Raw data →

/---

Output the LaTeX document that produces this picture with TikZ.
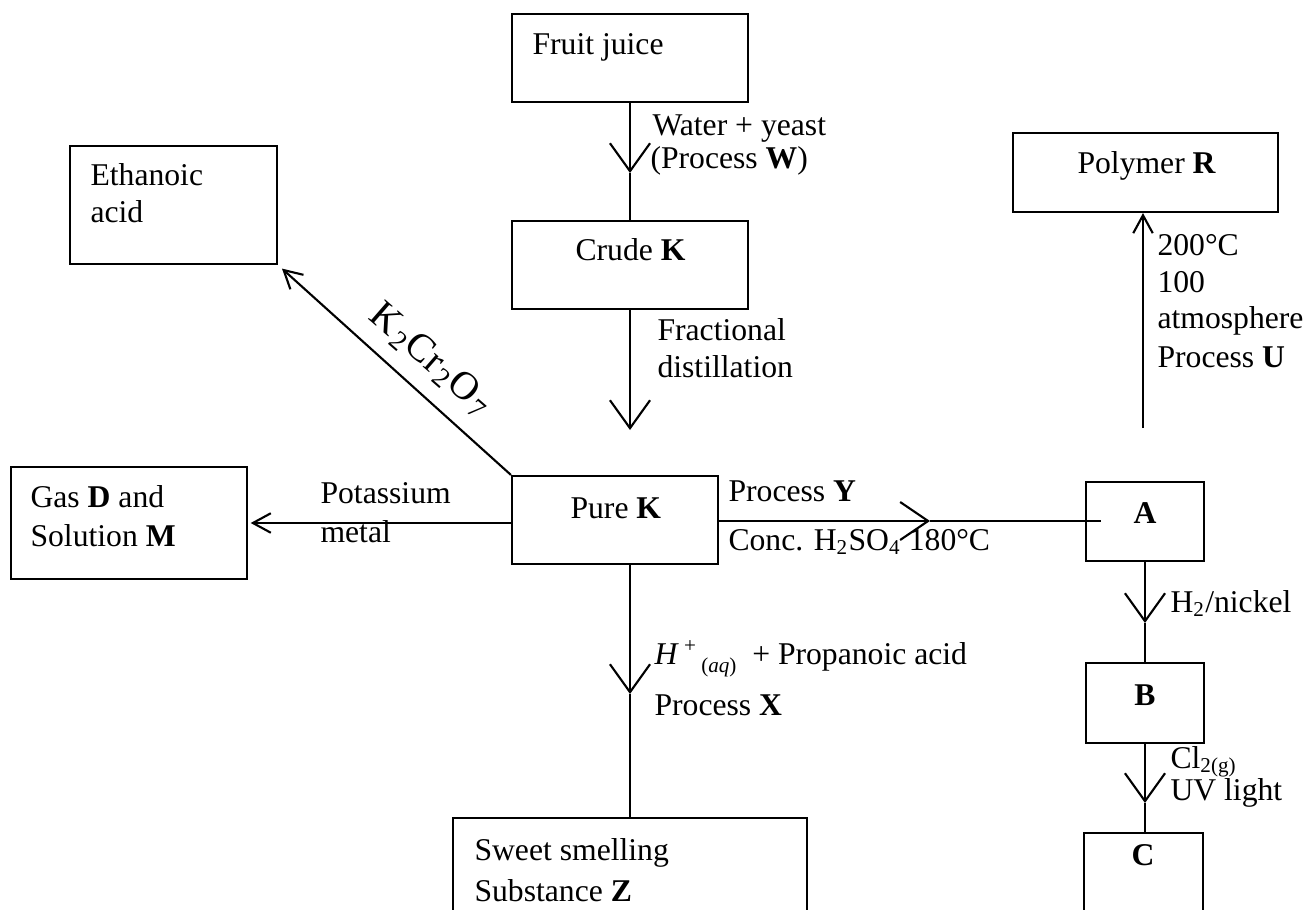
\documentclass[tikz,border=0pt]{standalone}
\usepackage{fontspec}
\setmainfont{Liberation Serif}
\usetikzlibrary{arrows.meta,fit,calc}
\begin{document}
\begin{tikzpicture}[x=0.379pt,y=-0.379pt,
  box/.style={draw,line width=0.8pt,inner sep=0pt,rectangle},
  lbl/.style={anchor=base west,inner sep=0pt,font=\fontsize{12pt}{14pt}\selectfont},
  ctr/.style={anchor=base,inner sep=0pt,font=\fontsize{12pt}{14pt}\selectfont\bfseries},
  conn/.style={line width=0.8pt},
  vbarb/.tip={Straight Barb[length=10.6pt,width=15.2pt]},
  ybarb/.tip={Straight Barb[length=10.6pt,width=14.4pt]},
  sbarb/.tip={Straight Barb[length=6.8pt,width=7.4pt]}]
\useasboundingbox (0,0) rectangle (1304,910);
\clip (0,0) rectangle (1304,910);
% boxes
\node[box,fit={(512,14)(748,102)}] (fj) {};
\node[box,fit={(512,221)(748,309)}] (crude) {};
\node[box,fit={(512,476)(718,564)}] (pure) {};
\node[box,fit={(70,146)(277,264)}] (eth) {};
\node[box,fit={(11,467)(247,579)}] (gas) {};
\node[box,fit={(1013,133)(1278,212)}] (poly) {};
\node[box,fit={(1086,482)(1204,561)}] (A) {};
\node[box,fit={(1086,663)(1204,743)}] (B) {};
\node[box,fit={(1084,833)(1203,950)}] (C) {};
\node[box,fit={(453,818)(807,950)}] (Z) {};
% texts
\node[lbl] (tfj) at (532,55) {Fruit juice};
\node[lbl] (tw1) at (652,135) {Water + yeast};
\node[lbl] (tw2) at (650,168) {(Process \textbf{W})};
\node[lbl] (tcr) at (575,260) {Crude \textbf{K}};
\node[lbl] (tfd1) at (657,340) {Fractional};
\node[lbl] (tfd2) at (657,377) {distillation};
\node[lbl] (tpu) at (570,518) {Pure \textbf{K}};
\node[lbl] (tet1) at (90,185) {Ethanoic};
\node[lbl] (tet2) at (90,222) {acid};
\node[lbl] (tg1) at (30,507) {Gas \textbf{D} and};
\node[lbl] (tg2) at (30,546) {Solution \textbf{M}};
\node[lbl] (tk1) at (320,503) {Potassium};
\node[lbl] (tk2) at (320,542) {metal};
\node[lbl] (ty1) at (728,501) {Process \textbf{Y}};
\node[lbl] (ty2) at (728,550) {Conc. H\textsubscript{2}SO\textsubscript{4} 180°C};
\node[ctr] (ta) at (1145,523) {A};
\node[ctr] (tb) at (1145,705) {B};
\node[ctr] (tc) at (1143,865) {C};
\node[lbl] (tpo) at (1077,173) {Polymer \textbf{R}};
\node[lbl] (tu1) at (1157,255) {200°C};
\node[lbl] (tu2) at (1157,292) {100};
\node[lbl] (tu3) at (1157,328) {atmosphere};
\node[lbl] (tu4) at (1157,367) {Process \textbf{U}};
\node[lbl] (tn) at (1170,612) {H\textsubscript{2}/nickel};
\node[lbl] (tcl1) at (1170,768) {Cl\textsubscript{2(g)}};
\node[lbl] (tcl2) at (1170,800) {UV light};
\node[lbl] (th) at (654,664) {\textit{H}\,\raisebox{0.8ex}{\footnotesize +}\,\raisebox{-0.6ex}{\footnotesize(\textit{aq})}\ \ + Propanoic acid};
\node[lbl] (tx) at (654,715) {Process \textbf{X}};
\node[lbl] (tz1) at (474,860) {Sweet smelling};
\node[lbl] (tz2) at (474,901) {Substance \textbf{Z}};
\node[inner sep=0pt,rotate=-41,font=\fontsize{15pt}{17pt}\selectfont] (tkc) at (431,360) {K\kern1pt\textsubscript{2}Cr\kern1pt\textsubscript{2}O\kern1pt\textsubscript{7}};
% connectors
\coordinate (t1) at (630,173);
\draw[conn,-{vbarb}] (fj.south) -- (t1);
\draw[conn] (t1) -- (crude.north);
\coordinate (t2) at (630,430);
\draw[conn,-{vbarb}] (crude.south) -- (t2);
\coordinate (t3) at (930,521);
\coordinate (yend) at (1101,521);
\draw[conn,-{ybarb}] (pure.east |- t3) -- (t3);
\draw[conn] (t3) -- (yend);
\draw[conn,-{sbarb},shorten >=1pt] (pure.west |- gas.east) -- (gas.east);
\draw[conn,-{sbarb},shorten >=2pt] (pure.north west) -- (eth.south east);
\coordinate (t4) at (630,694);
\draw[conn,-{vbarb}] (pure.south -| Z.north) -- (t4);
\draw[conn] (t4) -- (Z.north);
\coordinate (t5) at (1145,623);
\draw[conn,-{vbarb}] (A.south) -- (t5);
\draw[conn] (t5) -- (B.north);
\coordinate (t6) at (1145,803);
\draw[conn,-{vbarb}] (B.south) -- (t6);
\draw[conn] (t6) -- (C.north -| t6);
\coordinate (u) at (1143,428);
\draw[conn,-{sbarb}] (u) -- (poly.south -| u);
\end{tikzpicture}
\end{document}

\---
/---

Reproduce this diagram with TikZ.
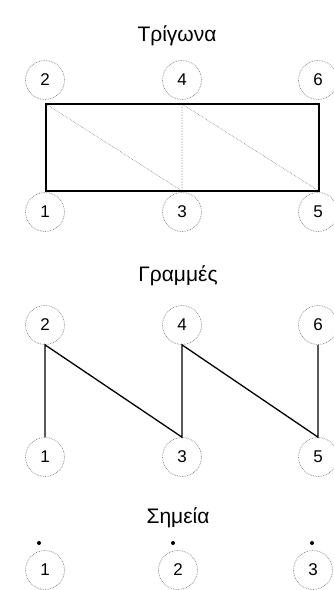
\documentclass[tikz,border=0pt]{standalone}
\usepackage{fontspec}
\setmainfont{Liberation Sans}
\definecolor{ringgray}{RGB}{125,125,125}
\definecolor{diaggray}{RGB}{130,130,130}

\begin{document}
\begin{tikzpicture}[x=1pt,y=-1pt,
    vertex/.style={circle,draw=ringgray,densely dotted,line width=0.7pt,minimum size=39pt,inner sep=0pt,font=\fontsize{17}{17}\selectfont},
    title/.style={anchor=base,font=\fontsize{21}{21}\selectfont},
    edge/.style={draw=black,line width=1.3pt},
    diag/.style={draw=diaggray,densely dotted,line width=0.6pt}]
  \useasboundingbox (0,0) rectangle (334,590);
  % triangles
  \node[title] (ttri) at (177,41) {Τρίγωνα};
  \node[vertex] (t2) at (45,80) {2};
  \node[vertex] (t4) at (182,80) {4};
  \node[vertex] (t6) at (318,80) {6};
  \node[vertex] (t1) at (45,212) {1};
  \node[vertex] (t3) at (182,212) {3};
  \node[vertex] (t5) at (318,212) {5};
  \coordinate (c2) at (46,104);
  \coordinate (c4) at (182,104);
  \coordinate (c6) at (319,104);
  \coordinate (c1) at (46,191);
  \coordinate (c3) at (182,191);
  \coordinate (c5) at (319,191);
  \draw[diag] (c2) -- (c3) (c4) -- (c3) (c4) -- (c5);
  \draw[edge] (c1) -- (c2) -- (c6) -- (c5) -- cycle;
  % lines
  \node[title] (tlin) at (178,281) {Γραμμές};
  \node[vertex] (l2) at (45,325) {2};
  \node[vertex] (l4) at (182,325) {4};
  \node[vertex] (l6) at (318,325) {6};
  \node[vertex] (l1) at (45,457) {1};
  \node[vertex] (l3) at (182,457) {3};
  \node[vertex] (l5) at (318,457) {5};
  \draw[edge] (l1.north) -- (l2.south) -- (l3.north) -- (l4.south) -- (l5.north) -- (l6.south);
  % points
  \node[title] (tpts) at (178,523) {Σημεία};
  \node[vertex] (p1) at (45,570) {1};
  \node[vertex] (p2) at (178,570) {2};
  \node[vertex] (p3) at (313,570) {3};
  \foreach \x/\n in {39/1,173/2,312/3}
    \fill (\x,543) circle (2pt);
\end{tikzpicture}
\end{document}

\---

Required task → From the listing above, pick out every line containing "this".

Response →
Output the LaTeX document that produces this picture with TikZ.
Reproduce this diagram with TikZ.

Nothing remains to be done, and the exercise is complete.